» Given problem:
Transcribe every entry word for word, leaving out all images.

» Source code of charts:
## START

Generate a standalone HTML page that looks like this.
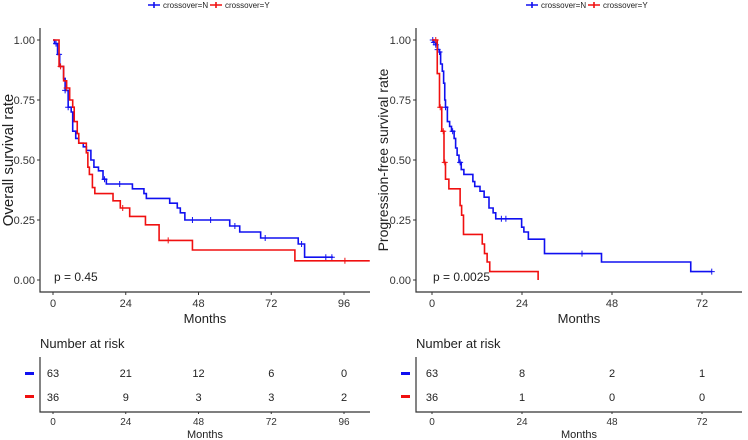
<!DOCTYPE html>
<html><head><meta charset="utf-8"><style>
body{margin:0;background:#fff;}
svg{display:block;font-family:"Liberation Sans",sans-serif;}
</style></head><body>
<svg id="c" width="748" height="440" viewBox="0 0 748 440"></svg>
<script>
// Left: overall survival
const osN_t=[0,0.5,1.5,2.2,3.5,4,5,6,6.5,7.5,8.5,10,11,12.5,13.5,15,16.5,17.6,26.2,30,30.8,38.5,41,42,43.5,58.3,61.6,68.5,80.9,83,92.4];
const osN_s=[1,0.985,0.94,0.89,0.84,0.79,0.72,0.70,0.62,0.59,0.57,0.555,0.54,0.50,0.47,0.455,0.42,0.40,0.38,0.36,0.34,0.32,0.30,0.28,0.25,0.225,0.20,0.175,0.15,0.095,0.095];
const osN_cens=[1,2,4,5,17,22,46,52,60,70,82,90,92];
const osY_t=[0,2,3.5,4.5,5.5,6.5,7,8,8.5,11,11.5,12,13,13.8,19.8,22.2,25.3,30.5,35,46,79.8,104.5];
const osY_s=[1,0.89,0.83,0.80,0.75,0.72,0.66,0.61,0.57,0.53,0.47,0.44,0.385,0.36,0.33,0.30,0.265,0.23,0.165,0.125,0.08,0.08];
const osY_cens=[2.5,4.5,23,38,96.3];
const osTicks=[0,24,48,72,96];
const osRiskN=[63,21,12,6,0];
const osRiskY=[36,9,3,3,2];
// Right: progression-free survival
const pfN_t=[0,0.5,1,1.5,2,2.3,2.75,3.1,3.4,3.6,4.1,4.7,5.2,5.9,6.3,6.7,7.2,7.8,8.5,10.9,11.4,12.8,13.9,15.2,16.3,17,23.9,24.5,25.7,30,45.2,69,74.6];
const pfN_s=[1,0.99,0.98,0.96,0.95,0.90,0.87,0.82,0.75,0.72,0.66,0.64,0.62,0.59,0.55,0.52,0.49,0.46,0.44,0.41,0.39,0.37,0.345,0.30,0.28,0.255,0.22,0.20,0.17,0.11,0.075,0.035,0.035];
const pfN_cens=[0.2,0.5,1,1.5,2,3.6,5.5,7.5,18.5,19.7,40,74.6];
const pfY_t=[0,1.4,2,2.6,3.2,3.6,4.5,7.5,7.9,8.4,13.4,14,14.7,15.4,28.3];
const pfY_s=[1,0.86,0.72,0.62,0.49,0.42,0.38,0.31,0.27,0.19,0.15,0.11,0.075,0.035,0];
const pfY_cens=[1,2.2,3,3.4];
const pfTicks=[0,24,48,72];
const pfRiskN=[63,8,2,1];
const pfRiskY=[36,1,0,0];

const NS="http://www.w3.org/2000/svg";
const svg=document.getElementById('c');
function mk(tag,attrs,parent,txt){const e=document.createElementNS(NS,tag);for(const k in attrs)e.setAttribute(k,attrs[k]);if(txt!==undefined)e.textContent=txt;(parent||svg).appendChild(e);return e;}
const BLUE="#1010f0",RED="#f01010";

function panel(o){
  const g=mk('g',{});
  
  
  const X=t=>o.x0+t*o.pxPerMonth, Y=s=>40+(1-s)*240;
  const ax=mk('path',{d:`M${o.axX} 28V292H${o.axEnd}`,stroke:'#333',fill:'none','stroke-width':1.2},g);
  
  [0,0.25,0.5,0.75,1].forEach(v=>{
    mk('line',{x1:o.axX-3,x2:o.axX,y1:Y(v),y2:Y(v),stroke:'#333'},g);
    const t=mk('text',{x:o.axX-5,y:Y(v)+4,'text-anchor':'end','font-size':11,fill:'#333'},g,v.toFixed(2));
    
  });
  o.ticks.forEach(v=>{
    mk('line',{x1:X(v),x2:X(v),y1:292,y2:295,stroke:'#333'},g);
    const t=mk('text',{x:X(v),y:307,'text-anchor':'middle','font-size':11,fill:'#333'},g,v);
    
  });
  const xt=mk('text',{x:(o.axX+o.axEnd)/2,y:323,'text-anchor':'middle','font-size':13,fill:'#222'},g,'Months');
  
  const yt=mk('text',{x:0,y:0,transform:`translate(${o.ytX},160) rotate(-90)`,'text-anchor':'middle','font-size':o.ytSize,fill:'#222'},g,o.ytitle);
  
  const p=mk('text',{x:X(0)+1,y:281,'font-size':12,fill:'#222'},g,o.p);
  
  function curve(ts,ss,cens,col,nm){
    let d=`M${X(ts[0])} ${Y(ss[0])}`;
    for(let i=1;i<ts.length;i++){d+=`H${X(ts[i])}V${Y(ss[i])}`;}
    const pth=mk('path',{d:d,stroke:col,fill:'none','stroke-width':1.6},g);
    
    cens.forEach(c=>{
      let s=ss[0];for(let i=0;i<ts.length;i++){if(ts[i]<=c)s=ss[i];}
      const m=mk('path',{d:`M${X(c)-3} ${Y(s)}h6M${X(c)} ${Y(s)-3}v6`,stroke:col,'stroke-width':1},g);
      
    });
  }
  curve(o.nT,o.nS,o.nC,BLUE,'curve-crossover-n');
  curve(o.yT,o.yS,o.yC,RED,'curve-crossover-y');
  const lg=mk('g',{},g);
  [[o.lx,BLUE,'crossover=N'],[o.lx+62,RED,'crossover=Y']].forEach(([lx,col,lab])=>{
    mk('path',{d:`M${lx} 5h12M${lx+6} 2v6`,stroke:col,'stroke-width':1.6},lg);
    const t=mk('text',{x:lx+15,y:8,'font-size':8,fill:'#222'},lg,lab);
    
  });
  const rt=mk('g',{},g);
  mk('text',{x:o.axX,y:348,'font-size':13,fill:'#222'},rt,'Number at risk');
  mk('path',{d:`M${o.axX} 357V412H${o.axEnd}`,stroke:'#333',fill:'none','stroke-width':1.2},rt);
  mk('rect',{x:o.axX-15,y:372,width:9,height:3,fill:BLUE},rt);
  mk('rect',{x:o.axX-15,y:395,width:9,height:3,fill:RED},rt);
  o.ticks.forEach((v,i)=>{
    mk('text',{x:X(v),y:377,'text-anchor':'middle','font-size':11,fill:'#222'},rt,o.rN[i]);
    mk('text',{x:X(v),y:401,'text-anchor':'middle','font-size':11,fill:'#222'},rt,o.rY[i]);
    mk('line',{x1:X(v),x2:X(v),y1:412,y2:414,stroke:'#333'},rt);
    mk('text',{x:X(v),y:425,'text-anchor':'middle','font-size':10,fill:'#333'},rt,v);
  });
  mk('text',{x:(o.axX+o.axEnd)/2,y:438,'text-anchor':'middle','font-size':11,fill:'#222'},rt,'Months');
}
panel({name:'os-panel',axX:40,axEnd:370,x0:53,pxPerMonth:291/96,ticks:osTicks,ytitle:'Overall survival rate',ytSize:15,ytX:13,p:'p = 0.45',
  nT:osN_t,nS:osN_s,nC:osN_cens,yT:osY_t,yS:osY_s,yC:osY_cens,lx:148,rN:osRiskN,rY:osRiskY});
panel({name:'pfs-panel',axX:416,axEnd:742,x0:432,pxPerMonth:270/72,ticks:pfTicks,ytitle:'Progression-free survival rate',ytSize:14,ytX:388,p:'p = 0.0025',
  nT:pfN_t,nS:pfN_s,nC:pfN_cens,yT:pfY_t,yS:pfY_s,yC:pfY_cens,lx:526,rN:pfRiskN,rY:pfRiskY});
</script>
</body></html>
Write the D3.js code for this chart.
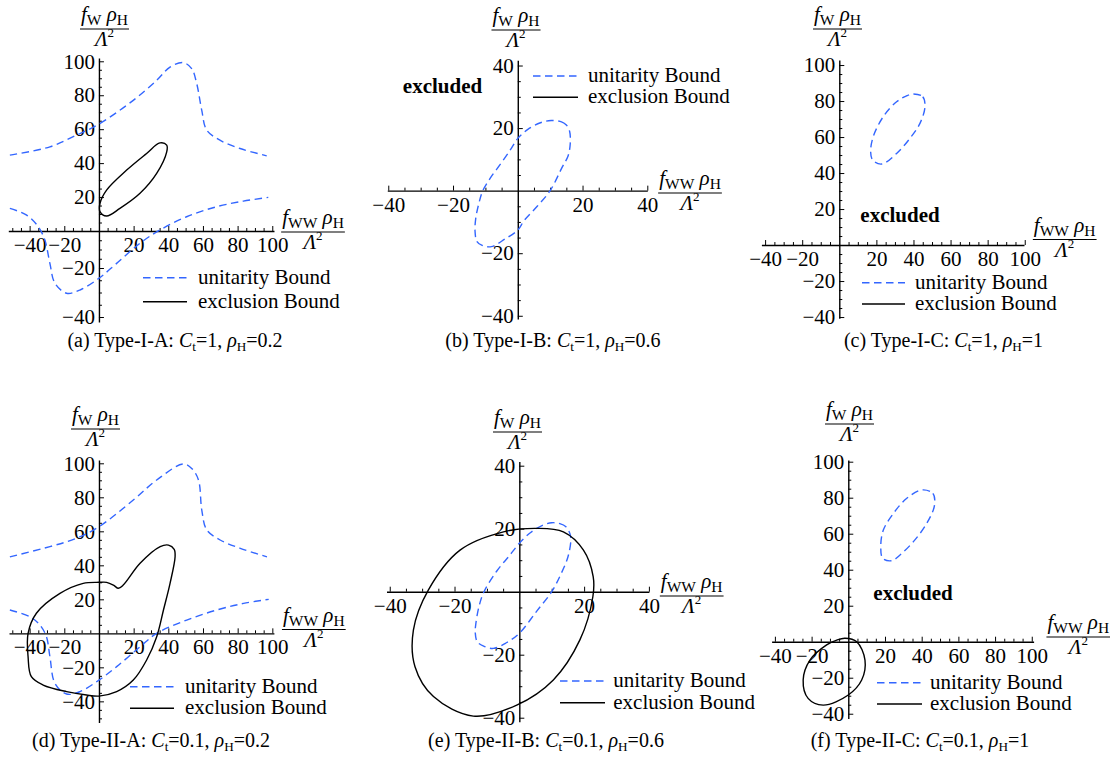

## END

» Finished answer:
Generate a standalone HTML page that looks like this.
<!DOCTYPE html>
<html><head><meta charset="utf-8"><style>
body{margin:0;background:#fff;}
svg{display:block;font-family:"Liberation Sans",sans-serif;}
</style></head><body>
<svg id="c" width="748" height="440" viewBox="0 0 748 440"></svg>
<script>
// Left: overall survival
const osN_t=[0,0.5,1.5,2.2,3.5,4,5,6,6.5,7.5,8.5,10,11,12.5,13.5,15,16.5,17.6,26.2,30,30.8,38.5,41,42,43.5,58.3,61.6,68.5,80.9,83,92.4];
const osN_s=[1,0.985,0.94,0.89,0.84,0.79,0.72,0.70,0.62,0.59,0.57,0.555,0.54,0.50,0.47,0.455,0.42,0.40,0.38,0.36,0.34,0.32,0.30,0.28,0.25,0.225,0.20,0.175,0.15,0.095,0.095];
const osN_cens=[1,2,4,5,17,22,46,52,60,70,82,90,92];
const osY_t=[0,2,3.5,4.5,5.5,6.5,7,8,8.5,11,11.5,12,13,13.8,19.8,22.2,25.3,30.5,35,46,79.8,104.5];
const osY_s=[1,0.89,0.83,0.80,0.75,0.72,0.66,0.61,0.57,0.53,0.47,0.44,0.385,0.36,0.33,0.30,0.265,0.23,0.165,0.125,0.08,0.08];
const osY_cens=[2.5,4.5,23,38,96.3];
const osTicks=[0,24,48,72,96];
const osRiskN=[63,21,12,6,0];
const osRiskY=[36,9,3,3,2];
// Right: progression-free survival
const pfN_t=[0,0.5,1,1.5,2,2.3,2.75,3.1,3.4,3.6,4.1,4.7,5.2,5.9,6.3,6.7,7.2,7.8,8.5,10.9,11.4,12.8,13.9,15.2,16.3,17,23.9,24.5,25.7,30,45.2,69,74.6];
const pfN_s=[1,0.99,0.98,0.96,0.95,0.90,0.87,0.82,0.75,0.72,0.66,0.64,0.62,0.59,0.55,0.52,0.49,0.46,0.44,0.41,0.39,0.37,0.345,0.30,0.28,0.255,0.22,0.20,0.17,0.11,0.075,0.035,0.035];
const pfN_cens=[0.2,0.5,1,1.5,2,3.6,5.5,7.5,18.5,19.7,40,74.6];
const pfY_t=[0,1.4,2,2.6,3.2,3.6,4.5,7.5,7.9,8.4,13.4,14,14.7,15.4,28.3];
const pfY_s=[1,0.86,0.72,0.62,0.49,0.42,0.38,0.31,0.27,0.19,0.15,0.11,0.075,0.035,0];
const pfY_cens=[1,2.2,3,3.4];
const pfTicks=[0,24,48,72];
const pfRiskN=[63,8,2,1];
const pfRiskY=[36,1,0,0];

const NS="http://www.w3.org/2000/svg";
const svg=document.getElementById('c');
function mk(tag,attrs,parent,txt){const e=document.createElementNS(NS,tag);for(const k in attrs)e.setAttribute(k,attrs[k]);if(txt!==undefined)e.textContent=txt;(parent||svg).appendChild(e);return e;}
const BLUE="#1010f0",RED="#f01010";

function panel(o){
  const g=mk('g',{});
  
  
  const X=t=>o.x0+t*o.pxPerMonth, Y=s=>40+(1-s)*240;
  const ax=mk('path',{d:`M${o.axX} 28V292H${o.axEnd}`,stroke:'#333',fill:'none','stroke-width':1.2},g);
  
  [0,0.25,0.5,0.75,1].forEach(v=>{
    mk('line',{x1:o.axX-3,x2:o.axX,y1:Y(v),y2:Y(v),stroke:'#333'},g);
    const t=mk('text',{x:o.axX-5,y:Y(v)+4,'text-anchor':'end','font-size':11,fill:'#333'},g,v.toFixed(2));
    
  });
  o.ticks.forEach(v=>{
    mk('line',{x1:X(v),x2:X(v),y1:292,y2:295,stroke:'#333'},g);
    const t=mk('text',{x:X(v),y:307,'text-anchor':'middle','font-size':11,fill:'#333'},g,v);
    
  });
  const xt=mk('text',{x:(o.axX+o.axEnd)/2,y:323,'text-anchor':'middle','font-size':13,fill:'#222'},g,'Months');
  
  const yt=mk('text',{x:0,y:0,transform:`translate(${o.ytX},160) rotate(-90)`,'text-anchor':'middle','font-size':o.ytSize,fill:'#222'},g,o.ytitle);
  
  const p=mk('text',{x:X(0)+1,y:281,'font-size':12,fill:'#222'},g,o.p);
  
  function curve(ts,ss,cens,col,nm){
    let d=`M${X(ts[0])} ${Y(ss[0])}`;
    for(let i=1;i<ts.length;i++){d+=`H${X(ts[i])}V${Y(ss[i])}`;}
    const pth=mk('path',{d:d,stroke:col,fill:'none','stroke-width':1.6},g);
    
    cens.forEach(c=>{
      let s=ss[0];for(let i=0;i<ts.length;i++){if(ts[i]<=c)s=ss[i];}
      const m=mk('path',{d:`M${X(c)-3} ${Y(s)}h6M${X(c)} ${Y(s)-3}v6`,stroke:col,'stroke-width':1},g);
      
    });
  }
  curve(o.nT,o.nS,o.nC,BLUE,'curve-crossover-n');
  curve(o.yT,o.yS,o.yC,RED,'curve-crossover-y');
  const lg=mk('g',{},g);
  [[o.lx,BLUE,'crossover=N'],[o.lx+62,RED,'crossover=Y']].forEach(([lx,col,lab])=>{
    mk('path',{d:`M${lx} 5h12M${lx+6} 2v6`,stroke:col,'stroke-width':1.6},lg);
    const t=mk('text',{x:lx+15,y:8,'font-size':8,fill:'#222'},lg,lab);
    
  });
  const rt=mk('g',{},g);
  mk('text',{x:o.axX,y:348,'font-size':13,fill:'#222'},rt,'Number at risk');
  mk('path',{d:`M${o.axX} 357V412H${o.axEnd}`,stroke:'#333',fill:'none','stroke-width':1.2},rt);
  mk('rect',{x:o.axX-15,y:372,width:9,height:3,fill:BLUE},rt);
  mk('rect',{x:o.axX-15,y:395,width:9,height:3,fill:RED},rt);
  o.ticks.forEach((v,i)=>{
    mk('text',{x:X(v),y:377,'text-anchor':'middle','font-size':11,fill:'#222'},rt,o.rN[i]);
    mk('text',{x:X(v),y:401,'text-anchor':'middle','font-size':11,fill:'#222'},rt,o.rY[i]);
    mk('line',{x1:X(v),x2:X(v),y1:412,y2:414,stroke:'#333'},rt);
    mk('text',{x:X(v),y:425,'text-anchor':'middle','font-size':10,fill:'#333'},rt,v);
  });
  mk('text',{x:(o.axX+o.axEnd)/2,y:438,'text-anchor':'middle','font-size':11,fill:'#222'},rt,'Months');
}
panel({name:'os-panel',axX:40,axEnd:370,x0:53,pxPerMonth:291/96,ticks:osTicks,ytitle:'Overall survival rate',ytSize:15,ytX:13,p:'p = 0.45',
  nT:osN_t,nS:osN_s,nC:osN_cens,yT:osY_t,yS:osY_s,yC:osY_cens,lx:148,rN:osRiskN,rY:osRiskY});
panel({name:'pfs-panel',axX:416,axEnd:742,x0:432,pxPerMonth:270/72,ticks:pfTicks,ytitle:'Progression-free survival rate',ytSize:14,ytX:388,p:'p = 0.0025',
  nT:pfN_t,nS:pfN_s,nC:pfN_cens,yT:pfY_t,yS:pfY_s,yC:pfY_cens,lx:526,rN:pfRiskN,rY:pfRiskY});
</script>
</body></html>
Write the D3.js code for this chart.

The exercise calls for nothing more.